A close detail at the roof level reveals how carefully the stepped brick and terracotta tile meet at the parapet. This is not a dramatic move. But it tells you that TALLER PONTI treated the renovation as a material project, not just a spatial one. The brick coursing steps upward with precision, the terracotta caps it, and the street pavement is visible just below. In row house renovation, where budgets are finite and clients want square meters over flourishes, this kind of craft at the building's edge signals an architect who refused to let the top of the wall be an afterthought.
Plans and Drawings





The floor plans confirm the linear organization: rooms arranged along a corridor that runs the full depth of the narrow lot. The sections are where the project's ambition becomes legible. Split-level floors negotiate the grade change between the street and the rear garden, and the stepped roof levels shown in the long section reveal that the attic is not a leftover space but a deliberately shaped volume that gains height through the roof profile. Vertical circulation threads through the center of the plan, connecting four distinct levels within what reads from the street as a modest two-story facade.
What the drawings make clear is that the renovation is not cosmetic. The entry sequence, the section, and the relationship between levels have all been fundamentally restructured. The regular column spacing visible in the long section suggests the original concrete frame was retained, but everything within it has been rethought. This is a renovation that works at the bones of the building, not just its skin.
Why This Project Matters
Millions of speculative row houses from the 1980s and 1990s line the edges of Mediterranean villages, and most of them are awful to live in. Too dark, too compartmentalized, entered through garages. The Brunofierro House demonstrates that the problem is not the building type or even the construction quality. It is the logic of entry and sequence. Flip the entrance, connect the plan to a garden, run a single warm material through the ground plane, and the same 203 square meters become a fundamentally different kind of home.
TALLER PONTI and Jaume Coscollar did not try to make this house spectacular.

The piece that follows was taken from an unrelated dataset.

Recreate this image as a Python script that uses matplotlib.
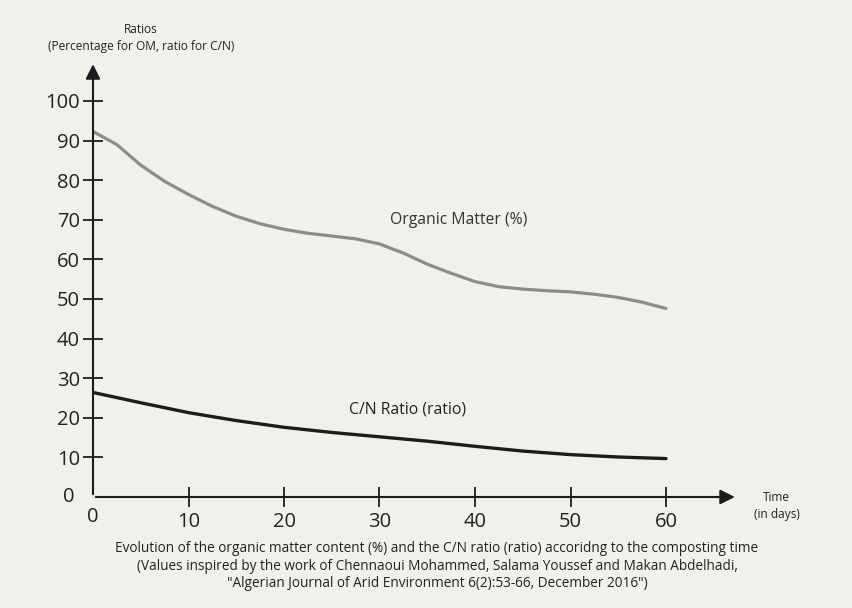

They tried to make it correct, and they succeeded. The curved mosaic wall, the frangipani in the courtyard, the terracotta underfoot: these are specific, measured pleasures. In a discipline that often treats renovation as a lesser act than new construction, the Brunofierro House is a reminder that the harder, more valuable skill is knowing what to change and what to leave alone.
Brunofierro House by TALLER PONTI, lead architect Jaume Coscollar. Sant Pere de Ribes, Spain. 203 m², completed 2022. Photography by José Hevia.